Una herida en la mano derecha, por donde penetró la infección y se extendió a lo largo de la gastada anatomía, provocó lo que no consiguieron las balas y las bayonetas en más de 235 combates: fulminar físicamente a Máximo Gómez Báez.
Todo comenzó por una lesión casera y un posterior viaje a Santiago de Cuba, el 25 de abril de 1905, en el que cientos de personas, en el trayecto, quisieron estrechar su diestra en señal de cariño y admiración.
De hecho, antes de partir, en la estación de ferrocarriles de La Habana, como escribió un testigo de los acontecimientos el insigne guerrero “dio estrechones de manos, vertió frases, comunicó alientos y prometió estar de vuelta para el 20 de mayo”.
Quería Gómez que su esposa, Bernarda (Manana) y sus hijas Clemencia y Margarita abrazaran a los hijos de Máximo, el otro retoño que vivía en la ciudad indómita.
“Abriga además el General una segunda intención: impugnar los planes reeleccionistas del presidente Tomás Estrada Palma y promover la candidatura presidencial del general Emilio Núñez”, escribió al respecto el respetado periodista Ciro Bianchi en su reseña Cómo murió Máximo Gómez (2010).
Lo cierto es que, ya en Santiago, donde también fue recibido con entusiasmo y saludó a unos cuantos, el dominicano-cubano sintió dolores en su diestra, luego fiebres, después malestar.
El historiador Yoel Cordoví Núñez señala en su artículo El General Máximo Gómez siempre está en la manigua, publicado en el periódico Granma (16 de junio, 2022) que en la urbe oriental llegaron a practicarle dos cirugías en la mano, que permanecía inflamada aun con el empleo de comprensas de agua boricada caliente.
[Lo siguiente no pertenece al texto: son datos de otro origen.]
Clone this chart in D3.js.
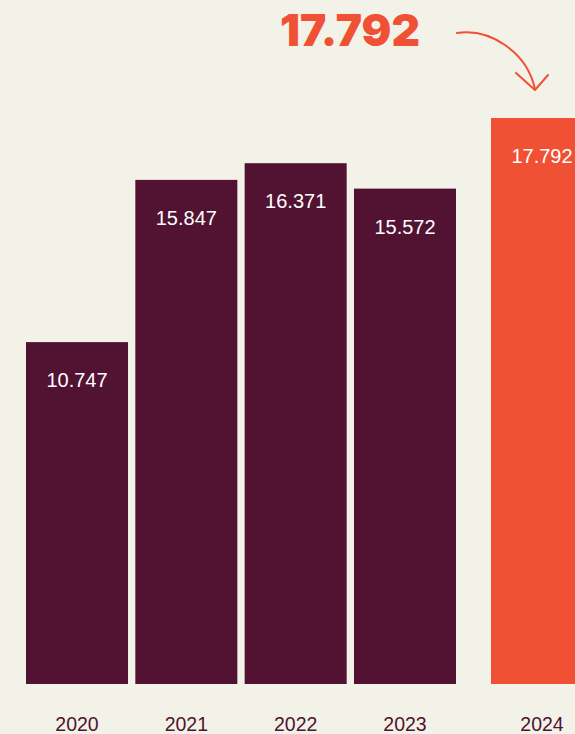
<!DOCTYPE html>
<html>
<head>
<meta charset="utf-8">
<script src="https://cdn.jsdelivr.net/npm/d3@7"></script>
<style>
  html, body { margin: 0; padding: 0; background: #f3f2e9; overflow: hidden; }
  svg { display: block; }
</style>
</head>
<body>
<svg id="chart"></svg>
<script>
// data
var years = ["2020", "2021", "2022", "2023", "2024"];
var values = [10.747, 15.847, 16.371, 15.572, 17.792];
var valueLabels = ["10.747", "15.847", "16.371", "15.572", "17.792"];
var headline = "17.792";

var width = 575, height = 734;
var baseline = 684;

var svg = d3.select("#chart")
  .attr("width", width)
  .attr("height", height);

// y scale: 0 at bar base
var y = d3.scaleLinear().domain([0, 17.792]).range([baseline, 118]);

// first four bars share a band, the last one sits apart
var x = d3.scaleBand().domain(years.slice(0, 4)).range([26, 456]).paddingInner(0.067).paddingOuter(0);
var barW = x.bandwidth();
function barX(yr) {
  if (yr == "2024") return 491;
  return x(yr);
}

var data = years.map(function (d, i) { return {year: d, value: values[i], label: valueLabels[i]}; });

svg.selectAll(".bar")
  .data(data)
  .enter().append("rect")
  .attr("class", "bar")
  .attr("x", function (d) { return barX(d.year); })
  .attr("y", function (d) { return y(d.value); })
  .attr("width", barW)
  .attr("height", function (d) { return baseline - y(d.value); })
  .attr("fill", function (d) { return d.year == "2024" ? "#f05134" : "#511331"; });

svg.selectAll(".val")
  .data(data)
  .enter().append("text")
  .attr("class", "val")
  .attr("x", function (d) { return barX(d.year) + barW / 2; })
  .attr("y", function (d) { return y(d.value) + 45; })
  .attr("text-anchor", "middle")
  .attr("fill", "#ffffff")
  .style("font-family", "'Liberation Sans', Arial, sans-serif")
  .style("font-size", "20px")
  .text(function (d) { return d.label; });

svg.selectAll(".yr")
  .data(data)
  .enter().append("text")
  .attr("class", "yr")
  .attr("x", function (d) { return barX(d.year) + barW / 2; })
  .attr("y", 731)
  .attr("text-anchor", "middle")
  .attr("fill", "#511331")
  .style("font-family", "'Liberation Sans', Arial, sans-serif")
  .style("font-size", "19.5px")
  .text(function (d) { return d.year; });

// headline number
svg.append("text")
  .attr("x", 280)
  .attr("y", 46)
  .attr("fill", "#f05134")
  .attr("textLength", 140)
  .attr("lengthAdjust", "spacingAndGlyphs")
  .style("font-family", "Inter, 'Liberation Sans', sans-serif")
  .style("font-weight", 900)
  .style("font-size", "44px")
  .text(headline);

// hand drawn arrow
var arrow = svg.append("g")
  .attr("fill", "none")
  .attr("stroke", "#f05134")
  .attr("stroke-width", 2)
  .attr("stroke-linecap", "round")
  .attr("stroke-linejoin", "round");

arrow.append("path")
  .attr("d", "M457,33 C490,28 527,52 535,89");
arrow.append("path")
  .attr("d", "M516,73 L535,90 L548,75");
</script>
</body>
</html>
Para el día 17 de mayo, como redactó Cordoví, el cuadro clínico del General se había complicado mucho “con la exacerbación de su padecimiento habitual, el asma”. Días después los médicos dispusieron el traslado urgente a la capital del país.
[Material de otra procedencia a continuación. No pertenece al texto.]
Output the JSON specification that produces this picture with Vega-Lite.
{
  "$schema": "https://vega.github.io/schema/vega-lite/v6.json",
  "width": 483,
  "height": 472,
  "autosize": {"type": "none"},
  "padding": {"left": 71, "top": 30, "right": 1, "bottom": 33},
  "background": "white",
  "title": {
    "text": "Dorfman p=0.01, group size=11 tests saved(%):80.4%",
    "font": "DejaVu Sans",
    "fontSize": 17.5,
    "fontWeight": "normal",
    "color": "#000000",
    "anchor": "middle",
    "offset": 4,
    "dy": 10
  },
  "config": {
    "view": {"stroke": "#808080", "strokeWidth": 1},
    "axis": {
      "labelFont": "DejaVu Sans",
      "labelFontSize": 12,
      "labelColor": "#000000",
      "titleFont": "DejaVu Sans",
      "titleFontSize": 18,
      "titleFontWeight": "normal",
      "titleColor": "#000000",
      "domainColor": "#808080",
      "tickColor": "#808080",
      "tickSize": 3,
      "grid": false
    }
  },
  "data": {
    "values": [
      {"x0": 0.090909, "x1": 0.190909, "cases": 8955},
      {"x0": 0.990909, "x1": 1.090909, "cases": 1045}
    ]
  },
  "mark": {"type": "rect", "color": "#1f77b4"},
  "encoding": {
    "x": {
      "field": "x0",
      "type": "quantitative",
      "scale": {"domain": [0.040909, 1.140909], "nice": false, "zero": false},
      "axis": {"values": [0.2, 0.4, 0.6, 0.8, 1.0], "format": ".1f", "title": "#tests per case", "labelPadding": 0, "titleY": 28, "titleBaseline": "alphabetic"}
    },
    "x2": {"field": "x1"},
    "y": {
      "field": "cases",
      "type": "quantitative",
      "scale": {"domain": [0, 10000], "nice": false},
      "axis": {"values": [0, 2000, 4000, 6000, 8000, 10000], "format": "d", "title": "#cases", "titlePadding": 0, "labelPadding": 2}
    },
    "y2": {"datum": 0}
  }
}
“En un tren especial sale hacia La Habana el ilustre paciente. Lo acompañan sus familiares, los doctores Pareda, Guimerá y Martínez Ferrer, y una enfermera, y los generales Valiente y Nodarse, del Ejército Libertador. Como el médico principal que lo asiste ha indicado que no se le lleve a su casa de la calle Galiano, que el pueblo le regaló, su hijo Urbano se ha anticipado para las gestiones pertinentes; pero el Gobierno, que vota un presupuesto para cubrir los gastos que reporte la enfermedad, alquila, para que viva o muera en ella, la residencia de 5ta. esquina a D, en el Vedado, cercana al mar, ocupada hasta poco antes por la legación alemana, y que se amuebla convenientemente”, relató Ciro Bianchi.
Poco a poco, la salud de Gómez fue empeorando, hasta llegarle a afectar el hígado, aunque, increíblemente, tuvo momentos de leve mejoría, como ocurrió el 13 de junio, en el que se dispuso a recibir a su hijo Andrés, procedente de los Estados Unidos. Se cuenta que el 17 de junio de 1905, en la mañana, se despidió de su esposa y sus hijos.
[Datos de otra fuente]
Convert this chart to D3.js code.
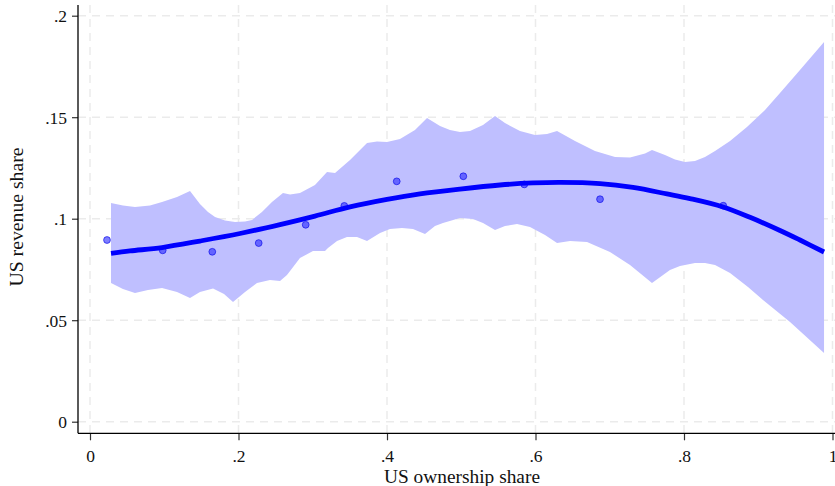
<!DOCTYPE html>
<html>
<head>
<meta charset="utf-8">
<script src="https://cdn.jsdelivr.net/npm/d3@7"></script>
<style>
  body { margin: 0; background: #fff; }
  text { font-family: "Liberation Serif", "DejaVu Serif", serif; fill: #111; }
</style>
</head>
<body>
<div id="chart"></div>
<script>
// binned scatter
const binX = [0.0229, 0.0979, 0.1647, 0.2272, 0.2905, 0.3425, 0.4131, 0.5028, 0.5849, 0.6869, 0.8529];
const binY = [0.0895, 0.0844, 0.0837, 0.0880, 0.0970, 0.1063, 0.1184, 0.1209, 0.1169, 0.1096, 0.1064];

// fitted line
const fitX = [0.0283, 0.0539, 0.0970, 0.1481, 0.2020, 0.2559, 0.3030, 0.3502, 0.4000, 0.4444, 0.4983, 0.5522,
  0.5966, 0.6330, 0.6869, 0.7313, 0.7771, 0.8081, 0.8525, 0.8889, 0.9293, 0.9562, 0.9886];
const fitY = [0.0829, 0.0841, 0.0858, 0.0890, 0.0927, 0.0971, 0.1013, 0.1058, 0.1095, 0.1122, 0.1146, 0.1166,
  0.1176, 0.1179, 0.1173, 0.1154, 0.1122, 0.1099, 0.1058, 0.1007, 0.0942, 0.0895, 0.0836];

// confidence band, upper edge
const upX = [0.0283, 0.0444, 0.0606, 0.0808, 0.0970, 0.1172, 0.1347, 0.1481, 0.1589, 0.1684, 0.1818, 0.1953,
  0.2088, 0.2182, 0.2316, 0.2451, 0.2599, 0.2694, 0.2828, 0.3030, 0.3192, 0.3300, 0.3502, 0.3731, 0.3865,
  0.4000, 0.4175, 0.4377, 0.4539, 0.4714, 0.4848, 0.4983, 0.5118, 0.5293, 0.5455, 0.5589, 0.5791, 0.5993,
  0.6155, 0.6290, 0.6532, 0.6801, 0.7071, 0.7273, 0.7475, 0.7569, 0.7744, 0.7879, 0.8013, 0.8148, 0.8283,
  0.8418, 0.8620, 0.8848, 0.9091, 0.9293, 0.9562, 0.9886];
const upY = [0.1077, 0.1065, 0.1058, 0.1065, 0.1082, 0.1107, 0.1136, 0.1072, 0.1033, 0.1008, 0.0991, 0.0984,
  0.0986, 0.0994, 0.1033, 0.1082, 0.1127, 0.1119, 0.1127, 0.1166, 0.1230, 0.1225, 0.1289, 0.1373, 0.1380,
  0.1378, 0.1393, 0.1437, 0.1496, 0.1457, 0.1437, 0.1427, 0.1432, 0.1462, 0.1506, 0.1471, 0.1432, 0.1412,
  0.1417, 0.1432, 0.1383, 0.1333, 0.1304, 0.1301, 0.1321, 0.1338, 0.1314, 0.1292, 0.1279, 0.1284, 0.1304,
  0.1333, 0.1383, 0.1452, 0.1535, 0.1619, 0.1733, 0.1870];

// confidence band, lower edge
const loX = [0.0283, 0.0444, 0.0606, 0.0781, 0.0970, 0.1172, 0.1347, 0.1481, 0.1657, 0.1805, 0.1926, 0.2088,
  0.2249, 0.2424, 0.2559, 0.2653, 0.2828, 0.3003, 0.3165, 0.3205, 0.3327, 0.3461, 0.3596, 0.3731, 0.3906,
  0.4040, 0.4202, 0.4350, 0.4512, 0.4646, 0.4754, 0.4983, 0.5158, 0.5293, 0.5455, 0.5589, 0.5751, 0.5926,
  0.6128, 0.6290, 0.6465, 0.6694, 0.7003, 0.7273, 0.7569, 0.7811, 0.7946, 0.8148, 0.8283, 0.8418, 0.8620,
  0.8862, 0.9064, 0.9428, 0.9886];
const loY = [0.0683, 0.0654, 0.0634, 0.0649, 0.0659, 0.0639, 0.0609, 0.0639, 0.0656, 0.0629, 0.0590, 0.0639,
  0.0683, 0.0698, 0.0693, 0.0723, 0.0806, 0.0841, 0.0841, 0.0856, 0.0890, 0.0910, 0.0910, 0.0890, 0.0930,
  0.0949, 0.0954, 0.0949, 0.0925, 0.0964, 0.0979, 0.1003, 0.0999, 0.0979, 0.0944, 0.0964, 0.0974, 0.0959,
  0.0920, 0.0880, 0.0890, 0.0885, 0.0836, 0.0772, 0.0683, 0.0747, 0.0767, 0.0782, 0.0782, 0.0772, 0.0733,
  0.0664, 0.0600, 0.0491, 0.0338];

const xTicks = [0, 0.2, 0.4, 0.6, 0.8, 1];
const xTickLabels = ["0", ".2", ".4", ".6", ".8", "1"];
const yTicks = [0, 0.05, 0.1, 0.15, 0.2];
const yTickLabels = ["0", ".05", ".1", ".15", ".2"];

const W = 835, H = 486;

const svg = d3.select("#chart").append("svg")
  .attr("width", W)
  .attr("height", H);

const x = d3.scaleLinear().domain([0, 1]).range([90, 832.5]);
const y = d3.scaleLinear().domain([0, 0.2]).range([421.7, 15.7]);

const plotLeft = 78, plotRight = 835, plotTop = 5, plotBottom = 433.3;

// grid
const grid = svg.append("g")
  .attr("stroke", "#ebebeb")
  .attr("stroke-width", 1.5)
  .attr("stroke-dasharray", "8,6");

grid.selectAll(".gx")
  .data(xTicks)
  .enter()
  .append("line")
  .attr("x1", (d) => x(d))
  .attr("x2", (d) => x(d))
  .attr("y1", plotTop)
  .attr("y2", plotBottom);

grid.selectAll(".gy")
  .data(yTicks)
  .enter()
  .append("line")
  .attr("x1", plotLeft)
  .attr("x2", plotRight)
  .attr("y1", (d) => y(d))
  .attr("y2", (d) => y(d));

// CI band
const bandPts = upX.map((d, i) => [x(d), y(upY[i])])
  .concat(loX.map((d, i) => [x(d), y(loY[i])]).reverse());

svg.append("path")
  .attr("d", d3.line()(bandPts) + "Z")
  .attr("fill", "rgb(191,191,255)")
  .attr("stroke", "none");

// points
svg.append("g")
  .selectAll("circle")
  .data(binX)
  .enter()
  .append("circle")
  .attr("cx", (d) => x(d))
  .attr("cy", (d, i) => y(binY[i]))
  .attr("r", 3.4)
  .attr("fill", "rgba(40,40,255,0.6)")
  .attr("stroke", "rgba(0,0,230,0.6)")
  .attr("stroke-width", 1);

// fit line
svg.append("path")
  .datum(fitX.map((d, i) => [d, fitY[i]]))
  .attr("d", d3.line().x((d) => x(d[0])).y((d) => y(d[1])).curve(d3.curveCatmullRom.alpha(0.5)))
  .attr("fill", "none")
  .attr("stroke", "#0000ff")
  .attr("stroke-width", 4.8);

// axes
const xAxis = svg.append("g")
  .attr("transform", `translate(0,${plotBottom})`)
  .call(d3.axisBottom(x).tickValues(xTicks).tickFormat((d, i) => xTickLabels[i]).tickSizeOuter(0).tickSize(7).tickPadding(9));

xAxis.select(".domain").remove();
xAxis.append("line")
  .attr("x1", plotLeft).attr("x2", plotRight)
  .attr("y1", 0).attr("y2", 0)
  .attr("stroke", "#000").attr("stroke-width", 1.3);

const yAxis = svg.append("g")
  .attr("transform", `translate(${plotLeft},0)`)
  .call(d3.axisLeft(y).tickValues(yTicks).tickFormat((d, i) => yTickLabels[i]).tickSizeOuter(0).tickSize(6).tickPadding(5));

yAxis.select(".domain").remove();
yAxis.append("line")
  .attr("x1", 0).attr("x2", 0)
  .attr("y1", plotTop).attr("y2", plotBottom)
  .attr("stroke", "#000").attr("stroke-width", 1.3);

svg.selectAll(".tick line").attr("stroke", "#333").attr("stroke-width", 1.2);
svg.selectAll(".tick text")
  .attr("font-family", "'Liberation Serif', serif")
  .attr("font-size", 17.5)
  .attr("fill", "#111");
yAxis.selectAll(".tick text").attr("dy", "0.35em");

// titles
svg.append("text")
  .attr("x", 462)
  .attr("y", 483)
  .attr("text-anchor", "middle")
  .attr("font-size", 18)
  .attr("textLength", 156)
  .attr("lengthAdjust", "spacingAndGlyphs")
  .text("US ownership share");

svg.append("text")
  .attr("transform", "translate(23,217) rotate(-90)")
  .attr("text-anchor", "middle")
  .attr("font-size", 18)
  .attr("textLength", 139)
  .attr("lengthAdjust", "spacingAndGlyphs")
  .text("US revenue share");
</script>
</body>
</html>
Ese día, luego de incontables visitas a la casa, entre estas la del Presidente Tomás Estrada Palma –cuentan que cuando llegó ya el paciente agonizaba-, el doctor Pereda, tras examinar el pulso del enfermo, decía unos minutos después de las seis de la tarde: “El general ha muerto”. Había fallecido de septicemia.
Luego vendrían tres días de duelo nacional, un funeral como si hubiese sido Jefe de Estado, un sepelio extraordinario, catalogado como el “más grande” de Cuba hasta ese momento.
“Junto al armón, dando guardia de honor, guardia de generales, marchan los veteranos de las guerras de independencia, los fieles compañeros que no han querido abandonarlo nunca, que mantienen su culto inalterable. Sobre el féretro duélese la espada huérfana. El eco del cañón de La Cabaña ruge un miserere formidable; la melancolía deshoja todas sus pálidas rosas, una gran congoja oprime las gargantas, y a través de la niebla de las lágrimas la muchedumbre absorta cree ver erguirse al héroe soberbio en la visión de cien combates”, narró Federico Urbach en testimonio reproducido por Yolanda Díaz Martínez, en su artículo La muerte, aparecido en Cubadebate.
Se había ido así el Generalísimo, a los 68 años y siete meses, por una herida leve. Y con una herida más grande y grave: no haber visto al país que lo acogió como un hijo verdaderamente libre.